--- start of Data lines ---
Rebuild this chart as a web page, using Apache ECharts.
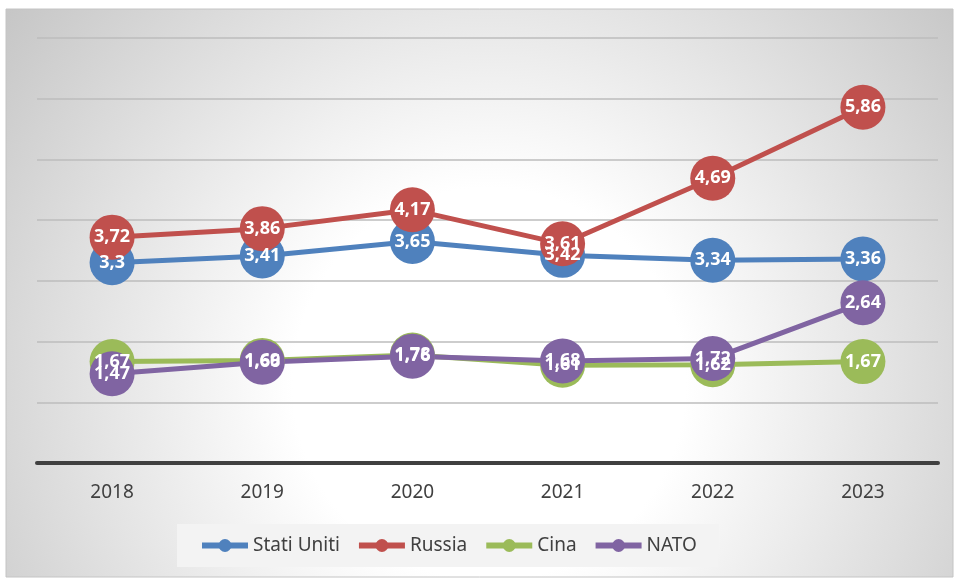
<!DOCTYPE html>
<html>
<head>
<meta charset="utf-8">
<script src="https://cdn.jsdelivr.net/npm/echarts@6/dist/echarts.min.js"></script>
<style>
  html, body { margin: 0; padding: 0; background: #fff; }
  #chart { width: 958px; height: 580px; }
</style>
</head>
<body>
<div id="chart"></div>
<script>
  // anni e valori
  var anni = ['2018', '2019', '2020', '2021', '2022', '2023'];
  var statiUniti = [3.3, 3.41, 3.65, 3.42, 3.34, 3.36];
  var russia = [3.72, 3.86, 4.17, 3.61, 4.69, 5.86];
  var cina = [1.67, 1.69, 1.78, 1.61, 1.62, 1.67];
  var nato = [1.47, 1.66, 1.76, 1.68, 1.72, 2.64];

  var myChart = echarts.init(document.getElementById('chart'));

  function serie(nome, dati, colore) {
    return {
      name: nome,
      type: 'line',
      data: dati,
      symbol: 'circle',
      symbolSize: 45,
      lineStyle: { width: 5, color: colore },
      itemStyle: { color: colore },
      label: {
        show: true,
        position: 'inside',
        color: '#fff',
        fontFamily: 'Open Sans',
        fontWeight: 'bold',
        fontSize: 18,
        formatter: function (p) { return String(p.value).replace('.', ','); }
      },
      emphasis: { disabled: true },
      animation: false
    };
  }

  var option = {
    backgroundColor: '#fff',
    graphic: [{
      type: 'rect',
      z: -10,
      shape: { x: 6, y: 9, width: 947, height: 568 },
      style: {
        fill: {
          type: 'radial', x: 0.51, y: 0.66, r: 1.15,
          colorStops: [
            { offset: 0, color: '#ffffff' },
            { offset: 0.3, color: '#ffffff' },
            { offset: 1, color: '#c0c0c0' }
          ]
        },
        stroke: '#c4c4c4',
        lineWidth: 1
      }
    }],
    grid: { left: 37, right: 20, top: 38, bottom: 117 },
    legend: {
      left: 177,
      top: 524,
      width: 505,
      height: 46,
      padding: [12, 22],
      backgroundColor: '#f3f3f3',
      itemWidth: 46,
      itemHeight: 16,
      itemGap: 16,
      lineStyle: { width: 6 },
      textStyle: { color: '#404040', fontSize: 19, fontFamily: 'Liberation Sans Narrow, Noto Sans' },
      data: ['Stati Uniti', 'Russia', 'Cina', 'NATO']
    },
    xAxis: {
      type: 'category',
      data: anni,
      axisLine: { lineStyle: { color: '#404040', width: 4 } },
      axisTick: { show: false },
      axisLabel: { color: '#404040', fontSize: 19, margin: 20, fontFamily: 'Liberation Sans Narrow, Noto Sans' }
    },
    yAxis: {
      type: 'value',
      min: 0,
      max: 7,
      interval: 1,
      axisLabel: { show: false },
      axisLine: { show: false },
      axisTick: { show: false },
      splitLine: { lineStyle: { color: '#bcbcbc', width: 1.5 } }
    },
    series: [
      serie('Stati Uniti', statiUniti, '#4f81bd'),
      serie('Russia', russia, '#c0504d'),
      serie('Cina', cina, '#9bbb59'),
      serie('NATO', nato, '#8064a2')
    ]
  };
  myChart.setOption(option);
  window.addEventListener('resize', function () { myChart.resize(); });
</script>
</body>
</html>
--- end of Data lines ---
Problem statement: In your copy, leave out the pictures and reproduce the material above exactly.

Exercise answer:
Rebuild this chart as a web page, using Apache ECharts.
<!DOCTYPE html>
<html>
<head>
<meta charset="utf-8">
<script src="https://cdn.jsdelivr.net/npm/echarts@6/dist/echarts.min.js"></script>
<style>
  html, body { margin: 0; padding: 0; background: #fff; }
  #chart { width: 958px; height: 580px; }
</style>
</head>
<body>
<div id="chart"></div>
<script>
  // anni e valori
  var anni = ['2018', '2019', '2020', '2021', '2022', '2023'];
  var statiUniti = [3.3, 3.41, 3.65, 3.42, 3.34, 3.36];
  var russia = [3.72, 3.86, 4.17, 3.61, 4.69, 5.86];
  var cina = [1.67, 1.69, 1.78, 1.61, 1.62, 1.67];
  var nato = [1.47, 1.66, 1.76, 1.68, 1.72, 2.64];

  var myChart = echarts.init(document.getElementById('chart'));

  function serie(nome, dati, colore) {
    return {
      name: nome,
      type: 'line',
      data: dati,
      symbol: 'circle',
      symbolSize: 45,
      lineStyle: { width: 5, color: colore },
      itemStyle: { color: colore },
      label: {
        show: true,
        position: 'inside',
        color: '#fff',
        fontFamily: 'Open Sans',
        fontWeight: 'bold',
        fontSize: 18,
        formatter: function (p) { return String(p.value).replace('.', ','); }
      },
      emphasis: { disabled: true },
      animation: false
    };
  }

  var option = {
    backgroundColor: '#fff',
    graphic: [{
      type: 'rect',
      z: -10,
      shape: { x: 6, y: 9, width: 947, height: 568 },
      style: {
        fill: {
          type: 'radial', x: 0.51, y: 0.66, r: 1.15,
          colorStops: [
            { offset: 0, color: '#ffffff' },
            { offset: 0.3, color: '#ffffff' },
            { offset: 1, color: '#c0c0c0' }
          ]
        },
        stroke: '#c4c4c4',
        lineWidth: 1
      }
    }],
    grid: { left: 37, right: 20, top: 38, bottom: 117 },
    legend: {
      left: 177,
      top: 524,
      width: 505,
      height: 46,
      padding: [12, 22],
      backgroundColor: '#f3f3f3',
      itemWidth: 46,
      itemHeight: 16,
      itemGap: 16,
      lineStyle: { width: 6 },
      textStyle: { color: '#404040', fontSize: 19, fontFamily: 'Liberation Sans Narrow, Noto Sans' },
      data: ['Stati Uniti', 'Russia', 'Cina', 'NATO']
    },
    xAxis: {
      type: 'category',
      data: anni,
      axisLine: { lineStyle: { color: '#404040', width: 4 } },
      axisTick: { show: false },
      axisLabel: { color: '#404040', fontSize: 19, margin: 20, fontFamily: 'Liberation Sans Narrow, Noto Sans' }
    },
    yAxis: {
      type: 'value',
      min: 0,
      max: 7,
      interval: 1,
      axisLabel: { show: false },
      axisLine: { show: false },
      axisTick: { show: false },
      splitLine: { lineStyle: { color: '#bcbcbc', width: 1.5 } }
    },
    series: [
      serie('Stati Uniti', statiUniti, '#4f81bd'),
      serie('Russia', russia, '#c0504d'),
      serie('Cina', cina, '#9bbb59'),
      serie('NATO', nato, '#8064a2')
    ]
  };
  myChart.setOption(option);
  window.addEventListener('resize', function () { myChart.resize(); });
</script>
</body>
</html>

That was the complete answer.